═════ Extracted entries ═════
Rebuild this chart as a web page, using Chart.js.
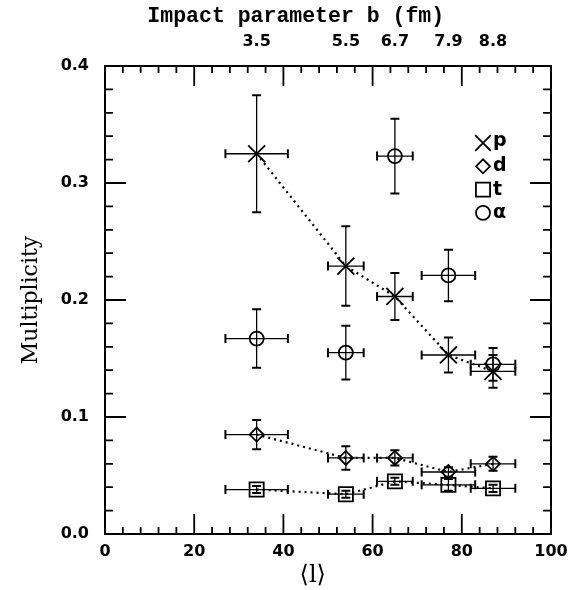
<!DOCTYPE html>
<html>
<head>
<meta charset="utf-8">
<script src="https://cdn.jsdelivr.net/npm/chart.js@4.4.1/dist/chart.umd.min.js"></script>
<style>
html,body{margin:0;padding:0;background:#fff;}
#wrap{width:580px;height:590px;position:relative;}
</style>
</head>
<body>
<div id="wrap"><canvas id="c" width="580" height="590"></canvas></div>
<script>
// ---- data ----
const lVals = [34, 54, 65, 77, 87];          // <l>
const lErr  = [7, 4, 4, 6, 5];               // horizontal error
const bLabels = ['3.5', '5.5', '6.7', '7.9', '8.8']; // impact parameter b (fm)

const pVals = [0.325, 0.229, 0.203, 0.153, 0.139];
const pErr  = [0.050, 0.034, 0.020, 0.015, 0.014];
const dVals = [0.085, 0.065, 0.065, 0.053, 0.060];
const dErr  = [0.0125, 0.010, 0.0065, 0.004, 0.006];
const tVals = [0.038, 0.034, 0.045, 0.042, 0.039];
const tErr  = [0.003, 0.003, 0.003, 0.005, 0.003];
const aVals = [0.167, 0.155, 0.323, 0.221, 0.145];
const aErr  = [0.025, 0.023, 0.032, 0.022, 0.014];

const yTicks = [0, 0.1, 0.2, 0.3, 0.4];
const xTicks = [0, 20, 40, 60, 80, 100];

const toPts = vals => lVals.map((x, i) => ({x: x, y: vals[i]}));

const errorBars = {
  id: 'errorBars',
  beforeDatasetsDraw(chart) {
    const ctx = chart.ctx, xs = chart.scales.x, ys = chart.scales.y;
    ctx.save();
    ctx.strokeStyle = '#000';
    chart.data.datasets.forEach((ds, di) => {
      ds.data.forEach((pt, i) => {
        const px = xs.getPixelForValue(pt.x), py = ys.getPixelForValue(pt.y);
        const x0 = xs.getPixelForValue(pt.x - ds.errX[i]), x1 = xs.getPixelForValue(pt.x + ds.errX[i]);
        const y0 = ys.getPixelForValue(pt.y - ds.errY[i]), y1 = ys.getPixelForValue(pt.y + ds.errY[i]);
        ctx.lineWidth = 1.3;
        ctx.beginPath();
        ctx.moveTo(x0, py); ctx.lineTo(x1, py);
        ctx.moveTo(px, y0); ctx.lineTo(px, y1);
        ctx.stroke();
        ctx.lineWidth = 2;
        const c = 4.5;
        ctx.beginPath();
        ctx.moveTo(x0, py - c); ctx.lineTo(x0, py + c);
        ctx.moveTo(x1, py - c); ctx.lineTo(x1, py + c);
        ctx.moveTo(px - c, y0); ctx.lineTo(px + c, y0);
        ctx.moveTo(px - c, y1); ctx.lineTo(px + c, y1);
        ctx.stroke();
      });
    });
    ctx.restore();
  }
};

const frameAndTicks = {
  id: 'frameAndTicks',
  afterDraw(chart) {
    const ctx = chart.ctx, a = chart.chartArea, xs = chart.scales.x, ys = chart.scales.y;
    ctx.save();
    ctx.strokeStyle = '#000';
    ctx.lineWidth = 2;
    ctx.strokeRect(a.left, a.top, a.right - a.left, a.bottom - a.top);
    ctx.lineWidth = 1.8;
    ctx.beginPath();
    for (let v = 4; v < 100; v += 4) {
      const x = xs.getPixelForValue(v);
      const len = (v % 20 === 0) ? 20 : 7;
      ctx.moveTo(x, a.bottom); ctx.lineTo(x, a.bottom - len);
      ctx.moveTo(x, a.top); ctx.lineTo(x, a.top + len);
    }
    for (let k = 1; k < 20; k++) {
      const v = k * 0.02;
      const y = ys.getPixelForValue(v);
      const len = (k % 5 === 0) ? 21 : 8;
      ctx.moveTo(a.left, y); ctx.lineTo(a.left + len, y);
      ctx.moveTo(a.right, y); ctx.lineTo(a.right - len, y);
    }
    ctx.stroke();
    // legend
    const items = [
      {style: 'crossRot', r: 11, label: 'p'},
      {style: 'rectRot', r: 7, label: 'd'},
      {style: 'rect', r: 10, label: 't'},
      {style: 'circle', r: 7, label: '\u03B1'}
    ];
    ctx.textBaseline = 'middle';
    ctx.textAlign = 'left';
    items.forEach((it, i) => {
      const y = 143 + i * 23.3;
      ctx.lineWidth = 1.8;
      ctx.fillStyle = 'rgba(0,0,0,0)';
      Chart.helpers.drawPoint(ctx, {pointStyle: it.style, radius: it.r, borderWidth: 1.8}, 483, y);
      ctx.fillStyle = '#000';
      ctx.font = 'bold 19px "DejaVu Sans"';
      ctx.fillText(it.label, 493, y + (it.label === 'p' ? -2 : 0));
    });
    ctx.restore();
  }
};

const nb = '\u00A0';
const tickFont = {family: '"DejaVu Sans"', size: 16, weight: 'bold'};

new Chart(document.getElementById('c'), {
  type: 'scatter',
  data: {
    datasets: [
      {label: 'p', data: toPts(pVals), errX: lErr, errY: pErr, pointStyle: 'crossRot', pointRadius: 12,
       showLine: true, borderDash: [2, 4], borderWidth: 2.2},
      {label: 'd', data: toPts(dVals), errX: lErr, errY: dErr, pointStyle: 'rectRot', pointRadius: 7,
       showLine: true, borderDash: [2, 4], borderWidth: 2.2},
      {label: 't', data: toPts(tVals), errX: lErr, errY: tErr, pointStyle: 'rect', pointRadius: 10,
       showLine: true, borderDash: [2, 4], borderWidth: 2.2},
      {label: '\u03B1', data: toPts(aVals), errX: lErr, errY: aErr, pointStyle: 'circle', pointRadius: 7,
       showLine: false}
    ].map(d => Object.assign({borderColor: '#000', backgroundColor: 'rgba(0,0,0,0)',
       pointBorderColor: '#000', pointBackgroundColor: 'rgba(0,0,0,0)', pointBorderWidth: 1.8,
       pointHoverRadius: 0}, d))
  },
  options: {
    responsive: false,
    animation: false,
    events: [],
    layout: {padding: {left: 0, right: 29, top: 0, bottom: 0}},
    plugins: {legend: {display: false}, tooltip: {enabled: false}},
    scales: {
      x: {
        type: 'linear', position: 'bottom', min: 0, max: 100,
        afterBuildTicks: s => { s.ticks = xTicks.map(v => ({value: v})); },
        afterFit: s => { s.height = 56; },
        grid: {display: false, drawTicks: false}, border: {display: false},
        ticks: {font: tickFont, color: '#000', padding: 8, maxRotation: 0},
        title: {display: true, text: '\u27E8l\u27E9' + nb + nb + nb + nb, color: '#000',
                font: {family: '"DejaVu Serif"', size: 24}, padding: {top: 0, bottom: 0}}
      },
      xTop: {
        type: 'linear', position: 'top', min: 0, max: 100,
        afterBuildTicks: s => { s.ticks = lVals.map(v => ({value: v})); },
        afterFit: s => { s.height = 66; },
        grid: {display: false, drawTicks: false}, border: {display: false},
        ticks: {font: tickFont, color: '#000', padding: 15, maxRotation: 0, autoSkip: false,
                callback: (v, i) => bLabels[i]},
        title: {display: true, text: 'Impact parameter b (fm)' + nb.repeat(5), color: '#000',
                font: {family: '"Liberation Mono"', size: 21.5, weight: 'bold'}, padding: {top: 4, bottom: 0}}
      },
      y: {
        type: 'linear', position: 'left', min: 0, max: 0.4,
        afterBuildTicks: s => { s.ticks = yTicks.map(v => ({value: v})); },
        afterFit: s => { s.width = 105; },
        grid: {display: false, drawTicks: false}, border: {display: false},
        ticks: {font: tickFont, color: '#000', padding: 16, callback: v => v.toFixed(1)},
        title: {display: true, text: 'Multiplicity', color: '#000',
                font: {family: '"DejaVu Serif"', size: 22}, padding: {top: 18, bottom: 0}}
      }
    }
  },
  plugins: [errorBars, frameAndTicks]
});
</script>
</body>
</html>
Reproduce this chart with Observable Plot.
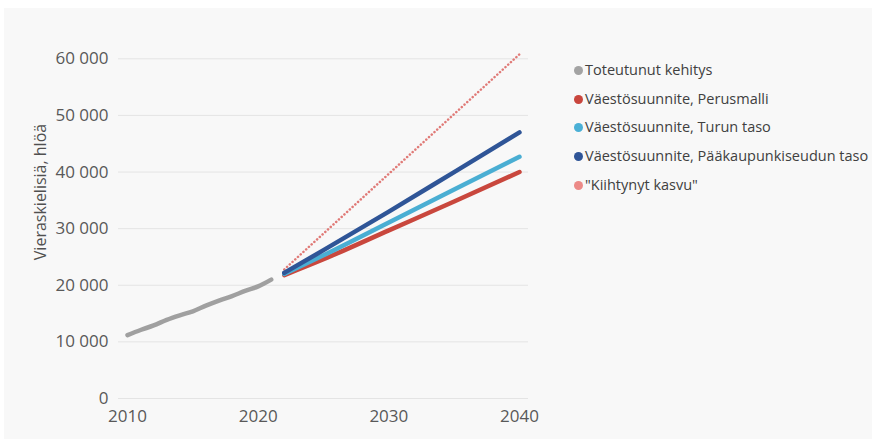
═════
**Goal of the exercise:** Among the entries, how many lines contain the string "this"? Give the number without anything else.

**Full output:** 2